Mr. Hankey needs help with his defecation suit.
Warning: Full spoilers for the episode below.
The most frustrating episodes of South Park are those that can’t seem to pick one idea and commit to it. In the mad dash to draw in as many political and pop culture references as possible and cast the widest net, the series can wind up failing to do justice to any of its ideas. That’s really the biggest downside to the one-week production schedule. There’s precious little time for streamlining and refining these storylines. “The Problem With a Poo” illustrates that problem about as well as any episode in recent memory.
Like too many installments in the last few years, “The Problem With a Poo” tries to bite off way more than it can feasibly chew in the span of 22 minutes. There’s the #MeToo-era celebrity scandal angle, a spoof of the recent Brett Kavanaugh confirmation hearings, another PC Principal/Vice Principal Strong Woman showdown and even a few jabs at The Simpsons and the controversies stirred up by the documentary The Problem With Apu.

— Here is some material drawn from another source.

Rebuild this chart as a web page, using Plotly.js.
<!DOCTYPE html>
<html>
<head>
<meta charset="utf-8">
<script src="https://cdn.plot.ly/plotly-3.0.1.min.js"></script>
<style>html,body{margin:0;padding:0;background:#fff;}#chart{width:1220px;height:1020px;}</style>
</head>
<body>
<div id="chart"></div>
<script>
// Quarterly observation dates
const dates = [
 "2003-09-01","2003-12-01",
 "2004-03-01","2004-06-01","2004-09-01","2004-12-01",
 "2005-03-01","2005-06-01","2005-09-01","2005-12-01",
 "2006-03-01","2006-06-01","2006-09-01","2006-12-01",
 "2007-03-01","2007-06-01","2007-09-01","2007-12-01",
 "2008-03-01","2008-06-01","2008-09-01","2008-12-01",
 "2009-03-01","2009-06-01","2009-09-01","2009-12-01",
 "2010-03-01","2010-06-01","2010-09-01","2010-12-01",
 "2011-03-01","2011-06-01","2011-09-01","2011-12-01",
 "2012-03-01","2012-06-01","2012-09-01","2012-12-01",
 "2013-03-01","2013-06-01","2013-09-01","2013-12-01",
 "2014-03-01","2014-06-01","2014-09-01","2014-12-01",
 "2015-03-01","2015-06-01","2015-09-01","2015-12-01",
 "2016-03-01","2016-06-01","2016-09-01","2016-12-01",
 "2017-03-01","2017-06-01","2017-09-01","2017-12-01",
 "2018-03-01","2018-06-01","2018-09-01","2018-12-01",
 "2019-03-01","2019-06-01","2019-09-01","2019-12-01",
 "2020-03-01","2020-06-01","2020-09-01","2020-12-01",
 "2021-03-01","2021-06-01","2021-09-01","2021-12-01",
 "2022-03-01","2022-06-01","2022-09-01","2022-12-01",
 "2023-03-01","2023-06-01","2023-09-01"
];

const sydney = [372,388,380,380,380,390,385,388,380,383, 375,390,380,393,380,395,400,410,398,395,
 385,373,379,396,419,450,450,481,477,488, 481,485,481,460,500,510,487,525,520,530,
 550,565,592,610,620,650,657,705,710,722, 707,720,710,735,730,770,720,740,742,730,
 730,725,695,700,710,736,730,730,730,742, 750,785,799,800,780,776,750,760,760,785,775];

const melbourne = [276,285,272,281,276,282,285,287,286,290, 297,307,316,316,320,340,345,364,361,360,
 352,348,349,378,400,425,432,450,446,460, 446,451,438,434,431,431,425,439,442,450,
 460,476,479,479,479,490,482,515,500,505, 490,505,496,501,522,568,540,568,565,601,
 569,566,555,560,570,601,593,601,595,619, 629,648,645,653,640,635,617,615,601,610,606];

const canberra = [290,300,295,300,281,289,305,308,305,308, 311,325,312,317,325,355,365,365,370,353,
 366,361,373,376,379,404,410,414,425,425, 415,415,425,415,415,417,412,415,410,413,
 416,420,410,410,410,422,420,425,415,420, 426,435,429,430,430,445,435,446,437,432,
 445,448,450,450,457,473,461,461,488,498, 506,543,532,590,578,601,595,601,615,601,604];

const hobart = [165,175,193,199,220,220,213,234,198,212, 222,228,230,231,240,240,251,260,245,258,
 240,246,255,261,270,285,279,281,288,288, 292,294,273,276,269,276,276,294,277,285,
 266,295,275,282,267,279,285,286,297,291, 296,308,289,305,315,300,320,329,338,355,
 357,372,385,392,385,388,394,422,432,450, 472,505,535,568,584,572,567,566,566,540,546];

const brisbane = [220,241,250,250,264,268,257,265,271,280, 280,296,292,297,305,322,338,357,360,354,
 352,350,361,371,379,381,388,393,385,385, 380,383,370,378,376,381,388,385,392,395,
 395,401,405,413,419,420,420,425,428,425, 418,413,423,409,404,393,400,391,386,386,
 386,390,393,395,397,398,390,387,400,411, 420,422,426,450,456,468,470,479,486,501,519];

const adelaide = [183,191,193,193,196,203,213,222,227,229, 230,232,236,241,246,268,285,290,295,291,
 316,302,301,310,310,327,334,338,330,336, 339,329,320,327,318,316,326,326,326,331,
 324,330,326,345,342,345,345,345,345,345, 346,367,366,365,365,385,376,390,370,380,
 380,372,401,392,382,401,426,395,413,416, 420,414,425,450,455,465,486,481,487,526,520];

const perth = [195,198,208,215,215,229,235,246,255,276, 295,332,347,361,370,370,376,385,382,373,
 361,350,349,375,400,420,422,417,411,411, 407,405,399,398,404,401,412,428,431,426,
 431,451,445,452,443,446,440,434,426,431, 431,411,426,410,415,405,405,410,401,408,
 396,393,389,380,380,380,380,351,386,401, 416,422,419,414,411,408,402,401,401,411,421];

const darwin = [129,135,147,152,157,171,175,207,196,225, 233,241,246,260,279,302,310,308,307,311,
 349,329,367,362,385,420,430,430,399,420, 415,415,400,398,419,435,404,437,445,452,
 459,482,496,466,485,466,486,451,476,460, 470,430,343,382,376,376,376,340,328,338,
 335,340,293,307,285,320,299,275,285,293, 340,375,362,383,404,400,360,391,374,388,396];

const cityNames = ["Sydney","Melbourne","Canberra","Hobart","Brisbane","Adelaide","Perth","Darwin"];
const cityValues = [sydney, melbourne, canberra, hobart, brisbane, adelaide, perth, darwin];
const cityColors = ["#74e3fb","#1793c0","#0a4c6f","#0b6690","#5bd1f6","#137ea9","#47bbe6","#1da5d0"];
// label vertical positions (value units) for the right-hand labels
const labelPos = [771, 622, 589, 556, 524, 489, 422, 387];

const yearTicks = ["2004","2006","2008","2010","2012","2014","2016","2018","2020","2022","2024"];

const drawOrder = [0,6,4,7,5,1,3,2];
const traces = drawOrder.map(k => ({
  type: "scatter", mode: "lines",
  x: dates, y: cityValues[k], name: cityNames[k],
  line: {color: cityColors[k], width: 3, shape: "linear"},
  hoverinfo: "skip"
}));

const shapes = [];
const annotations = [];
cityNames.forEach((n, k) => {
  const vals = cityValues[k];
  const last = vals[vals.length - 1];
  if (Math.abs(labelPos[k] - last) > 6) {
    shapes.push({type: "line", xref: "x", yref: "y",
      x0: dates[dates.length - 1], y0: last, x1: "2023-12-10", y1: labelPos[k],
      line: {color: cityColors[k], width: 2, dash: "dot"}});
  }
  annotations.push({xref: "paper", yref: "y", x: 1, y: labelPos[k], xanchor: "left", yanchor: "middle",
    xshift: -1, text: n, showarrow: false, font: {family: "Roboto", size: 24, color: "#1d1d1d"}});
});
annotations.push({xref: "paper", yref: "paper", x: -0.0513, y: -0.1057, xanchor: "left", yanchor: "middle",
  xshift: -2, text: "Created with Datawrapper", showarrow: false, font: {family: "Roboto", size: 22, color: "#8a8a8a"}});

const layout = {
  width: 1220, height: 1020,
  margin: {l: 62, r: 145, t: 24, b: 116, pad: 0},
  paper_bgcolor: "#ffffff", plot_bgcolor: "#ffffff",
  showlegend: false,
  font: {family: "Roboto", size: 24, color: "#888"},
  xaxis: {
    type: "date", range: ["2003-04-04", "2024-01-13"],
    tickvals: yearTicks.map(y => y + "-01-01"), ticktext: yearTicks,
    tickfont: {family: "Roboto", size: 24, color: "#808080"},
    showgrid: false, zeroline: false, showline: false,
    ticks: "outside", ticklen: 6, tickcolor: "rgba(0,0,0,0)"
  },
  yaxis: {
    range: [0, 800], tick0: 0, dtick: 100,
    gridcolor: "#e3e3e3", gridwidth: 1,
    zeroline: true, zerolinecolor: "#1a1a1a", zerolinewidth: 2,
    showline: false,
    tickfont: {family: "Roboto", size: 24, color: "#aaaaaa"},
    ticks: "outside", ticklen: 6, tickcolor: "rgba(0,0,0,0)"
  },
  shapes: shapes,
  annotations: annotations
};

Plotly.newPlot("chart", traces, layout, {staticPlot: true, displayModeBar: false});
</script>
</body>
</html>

That’s really too much material to cram into one episode, especially given how awkwardly it all tied together.
The Kavanaugh parody in particular felt like it should have been its own episode, given how much fertile ground there is to explore there. But as with Season 21, there seems to be a clear desire to avoid tackling the dumpster fire that is the US political arena too directly or for too long. Understandable, but a little unfortunate in this case.
If there’s any one, consistent theme to this episode, it’s examining how we as a society are being forced to reexamine how we engage with our favorite celebrities in the #MeToo era. Mr. Hankey isn’t necessarily the most logical choice for that sort of storyline, given that he’s among the most innocent and well-intentioned characters on the show, but maybe that’s the point. The bones of that story are pretty solid. It’s more the muddled execution where so much fell flat this week.

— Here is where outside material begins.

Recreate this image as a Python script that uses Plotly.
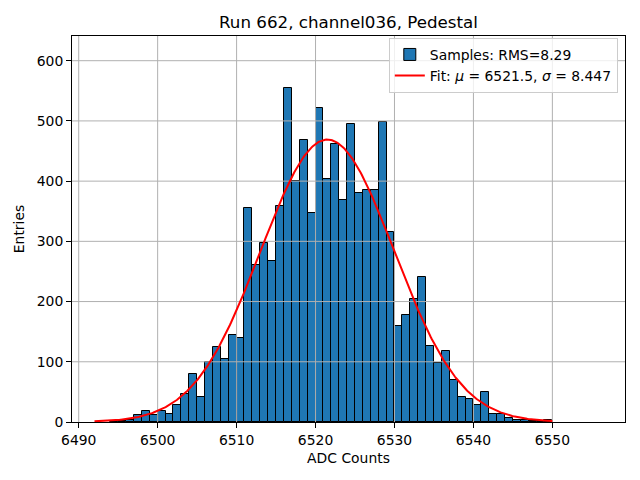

Too often while watching this episode, I found myself questioning what point the writers were trying to make. The narrative often feels at odds with itself, as the episode is both trying to take an earnest look at how public figures deal with scandal in 2018 and poke fun at outrage culture (a favorite theme of the series in recent years). With the way the episode ends, we’re clearly supposed to mourn the loss of Mr. Hankey, as the beloved icon is booted out of town for offending the masses, but is the argument that he didn’t deserve to be fired for getting wasted on Ambien and harassing half of South Park Elementary on Twitter? Should celebrities and politicians not be held accountable for destructive behavior? If you accept Mr. Hankey as a stand-in for someone like Louis CK or Roseanne Barr, the implications are a little troubling, frankly. And all the more reason why trying to lump the Kavanaugh hearings into this mess of plot threads seems ill-advised.
The Problem With Apu star/writer Hari Kondabolu may have inadvertently illustrated the flaws in this episode’s half-hearted storytelling approach. Based on his tweet tonight, he seems to think South Park came down in support of his documentary, even though I got quite the opposite impression from that ending scene. But given how wishy-washy this episode is about trying to establish a moral, who’s to say what side of the fence South Park is truly on? It’s a case of the show settling for making fun of the stupidity of both sides rather than taking a clear stand on an issue.
To be fair, there were some very funny moments sprinkled throughout the episode. The callback to the premiere with the school shooting proves that gag has lost none of its grim humor. The way Mr. Hankey’s courtroom appearance painstakingly mocked Kavanaugh’s various mannerisms and generally petulant behavior was also amusing. And, of course, the Simpsons spoof was a great little moment of mockery, even if the underlying message didn’t quite hold water.
On the other hand, too much of the humor here relied on recycled jokes and diminishing returns – the Ambien gag being one notable example. The entire PC Principal/Vice Principal Strong Woman subplot also wore thin very quickly. It yielded a few great lines (“Sometimes PC Babies don’t even know what they’re crying about!”), but otherwise settled for rehashing the same bits over and over.